Il fut néanmoins interprêté par une déclaration d'Henri II. du 26 Mars 1555, par laquelle il est dit qu'il s'étend et se perpétue seulement en faveur de ceux qui seraient descendus du père et des frères de la Pucelle en ligne masculine et non féminine, que les seuls mâles seraient censés nobles, et non les descendants des filles, si elles ne sont mariées à des gentilshommes. Ce même privilège fut encore aboli par l'édit d'Henri IV. de l'an 1598, sur le fait des annoblissements créés depuis 1578. L'édit de Louis XIII. du mois de Juin 1614, article 10, porte que les filles et les femmes descendues des frères de la pucelle d'Orléans n'annobliront plus leurs maris à l'avenir. Les déclarations de 1634 et de 1635 portent la même chose.
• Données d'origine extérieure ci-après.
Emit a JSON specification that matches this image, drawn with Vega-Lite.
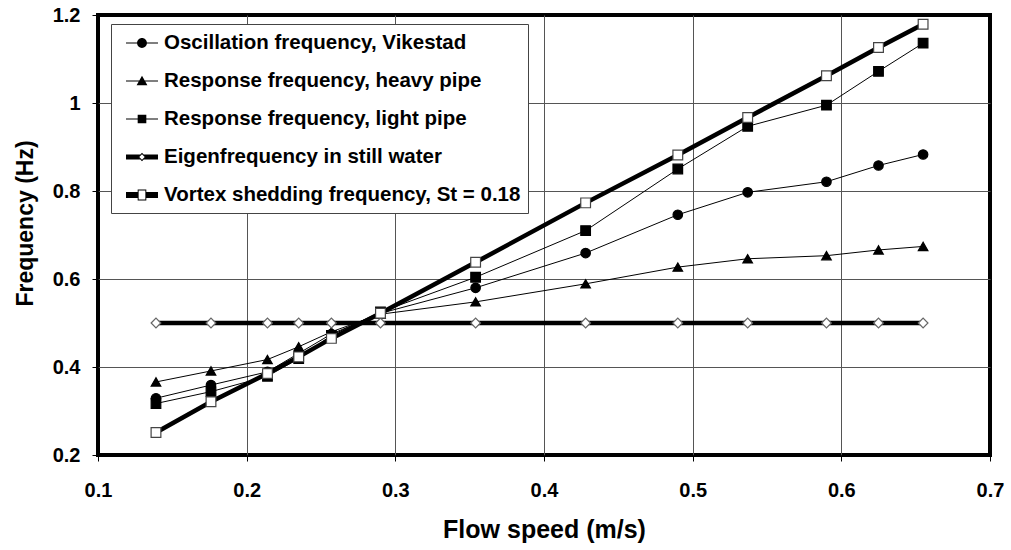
{
  "$schema": "https://vega.github.io/schema/vega-lite/v6.json",
  "width": 892,
  "height": 440,
  "autosize": {"type": "none"},
  "padding": {"left": 98, "top": 15, "right": 21, "bottom": 95},
  "background": "white",
  "config": {
    "view": {"stroke": "black", "strokeWidth": 4},
    "font": "Liberation Sans"
  },
  "data": {
    "values": [
      {"x": 0.139, "f": 0.329, "s": "Oscillation frequency, Vikestad"},
      {"x": 0.176, "f": 0.359, "s": "Oscillation frequency, Vikestad"},
      {"x": 0.214, "f": 0.389, "s": "Oscillation frequency, Vikestad"},
      {"x": 0.235, "f": 0.431, "s": "Oscillation frequency, Vikestad"},
      {"x": 0.257, "f": 0.475, "s": "Oscillation frequency, Vikestad"},
      {"x": 0.290, "f": 0.522, "s": "Oscillation frequency, Vikestad"},
      {"x": 0.354, "f": 0.580, "s": "Oscillation frequency, Vikestad"},
      {"x": 0.428, "f": 0.659, "s": "Oscillation frequency, Vikestad"},
      {"x": 0.490, "f": 0.746, "s": "Oscillation frequency, Vikestad"},
      {"x": 0.537, "f": 0.797, "s": "Oscillation frequency, Vikestad"},
      {"x": 0.590, "f": 0.821, "s": "Oscillation frequency, Vikestad"},
      {"x": 0.625, "f": 0.858, "s": "Oscillation frequency, Vikestad"},
      {"x": 0.655, "f": 0.883, "s": "Oscillation frequency, Vikestad"},
      {"x": 0.139, "f": 0.366, "s": "Response frequency, heavy pipe"},
      {"x": 0.176, "f": 0.391, "s": "Response frequency, heavy pipe"},
      {"x": 0.214, "f": 0.417, "s": "Response frequency, heavy pipe"},
      {"x": 0.235, "f": 0.446, "s": "Response frequency, heavy pipe"},
      {"x": 0.257, "f": 0.480, "s": "Response frequency, heavy pipe"},
      {"x": 0.290, "f": 0.520, "s": "Response frequency, heavy pipe"},
      {"x": 0.354, "f": 0.548, "s": "Response frequency, heavy pipe"},
      {"x": 0.428, "f": 0.589, "s": "Response frequency, heavy pipe"},
      {"x": 0.490, "f": 0.627, "s": "Response frequency, heavy pipe"},
      {"x": 0.537, "f": 0.646, "s": "Response frequency, heavy pipe"},
      {"x": 0.590, "f": 0.653, "s": "Response frequency, heavy pipe"},
      {"x": 0.625, "f": 0.666, "s": "Response frequency, heavy pipe"},
      {"x": 0.655, "f": 0.674, "s": "Response frequency, heavy pipe"},
      {"x": 0.139, "f": 0.317, "s": "Response frequency, light pipe"},
      {"x": 0.176, "f": 0.344, "s": "Response frequency, light pipe"},
      {"x": 0.214, "f": 0.379, "s": "Response frequency, light pipe"},
      {"x": 0.235, "f": 0.419, "s": "Response frequency, light pipe"},
      {"x": 0.257, "f": 0.472, "s": "Response frequency, light pipe"},
      {"x": 0.290, "f": 0.525, "s": "Response frequency, light pipe"},
      {"x": 0.354, "f": 0.604, "s": "Response frequency, light pipe"},
      {"x": 0.428, "f": 0.710, "s": "Response frequency, light pipe"},
      {"x": 0.490, "f": 0.850, "s": "Response frequency, light pipe"},
      {"x": 0.537, "f": 0.947, "s": "Response frequency, light pipe"},
      {"x": 0.590, "f": 0.995, "s": "Response frequency, light pipe"},
      {"x": 0.625, "f": 1.072, "s": "Response frequency, light pipe"},
      {"x": 0.655, "f": 1.136, "s": "Response frequency, light pipe"},
      {"x": 0.139, "f": 0.5, "s": "Eigenfrequency in still water"},
      {"x": 0.176, "f": 0.5, "s": "Eigenfrequency in still water"},
      {"x": 0.214, "f": 0.5, "s": "Eigenfrequency in still water"},
      {"x": 0.235, "f": 0.5, "s": "Eigenfrequency in still water"},
      {"x": 0.257, "f": 0.5, "s": "Eigenfrequency in still water"},
      {"x": 0.290, "f": 0.5, "s": "Eigenfrequency in still water"},
      {"x": 0.354, "f": 0.5, "s": "Eigenfrequency in still water"},
      {"x": 0.428, "f": 0.5, "s": "Eigenfrequency in still water"},
      {"x": 0.490, "f": 0.5, "s": "Eigenfrequency in still water"},
      {"x": 0.537, "f": 0.5, "s": "Eigenfrequency in still water"},
      {"x": 0.590, "f": 0.5, "s": "Eigenfrequency in still water"},
      {"x": 0.625, "f": 0.5, "s": "Eigenfrequency in still water"},
      {"x": 0.655, "f": 0.5, "s": "Eigenfrequency in still water"},
      {"x": 0.139, "f": 0.251, "s": "Vortex shedding frequency, St = 0.18"},
      {"x": 0.176, "f": 0.321, "s": "Vortex shedding frequency, St = 0.18"},
      {"x": 0.214, "f": 0.385, "s": "Vortex shedding frequency, St = 0.18"},
      {"x": 0.235, "f": 0.423, "s": "Vortex shedding frequency, St = 0.18"},
      {"x": 0.257, "f": 0.465, "s": "Vortex shedding frequency, St = 0.18"},
      {"x": 0.290, "f": 0.522, "s": "Vortex shedding frequency, St = 0.18"},
      {"x": 0.354, "f": 0.638, "s": "Vortex shedding frequency, St = 0.18"},
      {"x": 0.428, "f": 0.773, "s": "Vortex shedding frequency, St = 0.18"},
      {"x": 0.490, "f": 0.882, "s": "Vortex shedding frequency, St = 0.18"},
      {"x": 0.537, "f": 0.967, "s": "Vortex shedding frequency, St = 0.18"},
      {"x": 0.590, "f": 1.062, "s": "Vortex shedding frequency, St = 0.18"},
      {"x": 0.625, "f": 1.126, "s": "Vortex shedding frequency, St = 0.18"},
      {"x": 0.655, "f": 1.179, "s": "Vortex shedding frequency, St = 0.18"}
    ]
  },
  "encoding": {
    "x": {
      "field": "x",
      "type": "quantitative",
      "scale": {"domain": [0.1, 0.7], "nice": false, "zero": false},
      "axis": {
        "values": [0.1, 0.2, 0.3, 0.4, 0.5, 0.6, 0.7],
        "format": "~g",
        "domain": false,
        "grid": true,
        "gridColor": "#555",
        "gridWidth": 1,
        "gridOpacity": {"condition": {"test": "datum.value <= 0.1 || datum.value >= 0.7", "value": 0}, "value": 1},
        "ticks": true,
        "tickColor": "black",
        "tickSize": 6,
        "tickWidth": 1,
        "labelFlush": false,
        "labelOverlap": false,
        "labelFont": "Liberation Sans",
        "labelFontWeight": "bold",
        "labelFontSize": 20,
        "labelColor": "black",
        "labelPadding": 19,
        "title": "Flow speed (m/s)",
        "titleFont": "Liberation Sans",
        "titleFontWeight": "bold",
        "titleFontSize": 25,
        "titleColor": "black",
        "titleBaseline": "alphabetic",
        "titleY": 82
      }
    },
    "y": {
      "field": "f",
      "type": "quantitative",
      "scale": {"domain": [0.2, 1.2], "nice": false, "zero": false},
      "axis": {
        "values": [0.2, 0.4, 0.6, 0.8, 1, 1.2],
        "format": "~g",
        "domain": false,
        "grid": true,
        "gridColor": "#555",
        "gridWidth": 1,
        "gridOpacity": {"condition": {"test": "datum.value <= 0.2 || datum.value >= 1.2", "value": 0}, "value": 1},
        "ticks": true,
        "tickColor": "black",
        "tickSize": 6,
        "tickWidth": 1,
        "labelFlush": false,
        "labelOverlap": false,
        "labelFont": "Liberation Sans",
        "labelFontWeight": "bold",
        "labelFontSize": 20,
        "labelColor": "black",
        "labelPadding": 12,
        "title": "Frequency (Hz)",
        "titleFont": "Liberation Sans",
        "titleFontWeight": "bold",
        "titleFontSize": 23,
        "titleColor": "black",
        "titleAngle": -90,
        "titleAlign": "center",
        "titleBaseline": "alphabetic",
        "titleX": -66,
        "titleY": 208
      }
    }
  },
  "layer": [
    {
      "transform": [{"filter": {"field": "s", "oneOf": ["Oscillation frequency, Vikestad", "Response frequency, heavy pipe", "Response frequency, light pipe"]}}],
      "mark": {"type": "line", "color": "black", "strokeWidth": 1},
      "encoding": {"detail": {"field": "s"}}
    },
    {
      "transform": [{"filter": {"field": "s", "oneOf": ["Eigenfrequency in still water", "Vortex shedding frequency, St = 0.18"]}}],
      "mark": {"type": "line", "color": "black", "strokeWidth": 4.5},
      "encoding": {"detail": {"field": "s"}}
    },
    {
      "mark": {"type": "point", "opacity": 1, "strokeWidth": 1.2},
      "encoding": {
        "shape": {
          "field": "s",
          "type": "nominal",
          "scale": {
            "domain": ["Oscillation frequency, Vikestad", "Response frequency, heavy pipe", "Response frequency, light pipe", "Eigenfrequency in still water", "Vortex shedding frequency, St = 0.18"],
            "range": ["circle", "triangle-up", "square", "diamond", "square"]
          },
          "legend": null
        },
        "fill": {
          "field": "s",
          "type": "nominal",
          "scale": {
            "domain": ["Oscillation frequency, Vikestad", "Response frequency, heavy pipe", "Response frequency, light pipe", "Eigenfrequency in still water", "Vortex shedding frequency, St = 0.18"],
            "range": ["black", "black", "black", "white", "white"]
          },
          "legend": null
        },
        "stroke": {
          "field": "s",
          "type": "nominal",
          "scale": {
            "domain": ["Oscillation frequency, Vikestad", "Response frequency, heavy pipe", "Response frequency, light pipe", "Eigenfrequency in still water", "Vortex shedding frequency, St = 0.18"],
            "range": ["black", "black", "black", "#666666", "#444444"]
          },
          "legend": null
        },
        "size": {
          "field": "s",
          "type": "nominal",
          "scale": {
            "domain": ["Oscillation frequency, Vikestad", "Response frequency, heavy pipe", "Response frequency, light pipe", "Eigenfrequency in still water", "Vortex shedding frequency, St = 0.18"],
            "range": [90, 95, 75, 40, 95]
          },
          "legend": null
        }
      }
    },
    {
      "mark": {"type": "point", "filled": true, "color": "black", "opacity": 0},
      "encoding": {
        "shape": {
          "field": "s",
          "type": "nominal",
          "scale": {
            "domain": ["Oscillation frequency, Vikestad", "Response frequency, heavy pipe", "Response frequency, light pipe", "Eigenfrequency in still water", "Vortex shedding frequency, St = 0.18"],
            "range": [
              "M-1.333,-0.05H1.333V0.05H-1.333Z M0.41,0A0.41,0.41 0 1,1 -0.41,0A0.41,0.41 0 1,1 0.41,0Z",
              "M-1.333,-0.05H1.333V0.05H-1.333Z M0,-0.43L0.45,0.35L-0.45,0.35Z",
              "M-1.333,-0.05H1.333V0.05H-1.333Z M-0.36,-0.36H0.36V0.36H-0.36Z",
              "M-1.333,-0.2L-0.147,-0.2L-0.347,0L-0.147,0.2L-1.333,0.2Z M0.147,-0.2L1.333,-0.2L1.333,0.2L0.147,0.2L0.347,0Z M0,-0.347L0.347,0L0,0.347L-0.347,0Z M0,-0.227L-0.227,0L0,0.227L0.227,0Z",
              "M-1.333,-0.24H-0.36V0.24H-1.333Z M0.36,-0.24H1.333V0.24H0.36Z M-0.36,-0.45H0.36V0.45H-0.36Z M-0.28,-0.37V0.37H0.28V-0.37Z"
            ]
          },
          "legend": {
            "title": null,
            "orient": "none",
            "legendX": 13,
            "legendY": 9,
            "direction": "vertical",
            "padding": 7,
            "fillColor": "white",
            "strokeColor": "#444444",
            "symbolSize": 576,
            "symbolOpacity": 1,
            "symbolFillColor": "black",
            "symbolStrokeColor": "black",
            "symbolStrokeWidth": 0,
            "symbolOffset": 12,
            "labelFont": "Liberation Sans",
            "labelFontWeight": "bold",
            "labelFontSize": 20.5,
            "labelColor": "black",
            "labelOffset": 10,
            "labelLimit": 0,
            "rowPadding": 15,
            "encode": {"symbols": {"update": {"opacity": {"value": 1}}}}
          }
        }
      }
    }
  ],
  "resolve": {"scale": {"shape": "independent"}}
}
Ainsi, suivant l'édit de 1614, les descendants de la pucelle d'Orléans par les filles, nés avant cet édit, sont maintenus dans leur possession de noblesse, mais ce prétendu privilège a été aboli à compter de cet édit.

Il y a dans d'autres pays quelques exemples de semblables privilèges. J'ai Ve des lettres du mois de Fevrier 1699, accordées dans une souveraineté voisine de la France, qui donnaient aux filles du sieur de * * * le droit d'annoblir leurs maris ; mais je ne sais s'il y a eu occasion de faire valoir ce privilège.

Juste-Lipse dit qu'à Louvain il y a sept familles principales et nobles, qui ont droit de transférer la noblesse par les femmes ; de sorte que si un roturier épouse une fille de l'une de ces familles, les enfants qui naissent d'eux sont tenus pour nobles, et leurs descendants pour gentilshommes.

François Pyrard rapporte qu'aux îles Maldives les femmes nobles, quoique mariées à des personnes de condition inférieure et non nobles, ne perdent point leur rang, et que les enfants qui en sont issus sont nobles par leur mère. Voyez les recherches sur la noblesse utérine de Champagne ; le traité de la noblesse par la Roque ; le code des tailles, le mem. alphabétique des tailles, et ci-devant NOBLESSE MATERNELLE. (A)

NOBLESSE, usurpateur de la, (Histoire de France.) On nomme en France usurpateurs de la noblesse ou faux nobles, ceux qui n'étant pas nobles usurpent les droits et les privilèges de la noblesse. Sous M. Colbert on en fit plusieurs fois la recherche, qui ne parut pas moins intéressante pour les revenus publics, que pour relever l'éclat de la véritable noblesse ; mais la manière d'y procéder fut toujours mauvaise, et le remède qu'on prit pour ce genre de recherches pensa être aussi funeste que le mal. Les traitants chargés de cette discussion, se laissèrent corrompre par les faux nobles qui purent les payer ; les véritables nobles furent tourmentés de mille manières, au point qu'il fallut rechercher les traitants eux-mêmes, qui trouvèrent encore le moyen d'échapper à la peine qu'ils méritaient. (D.J.)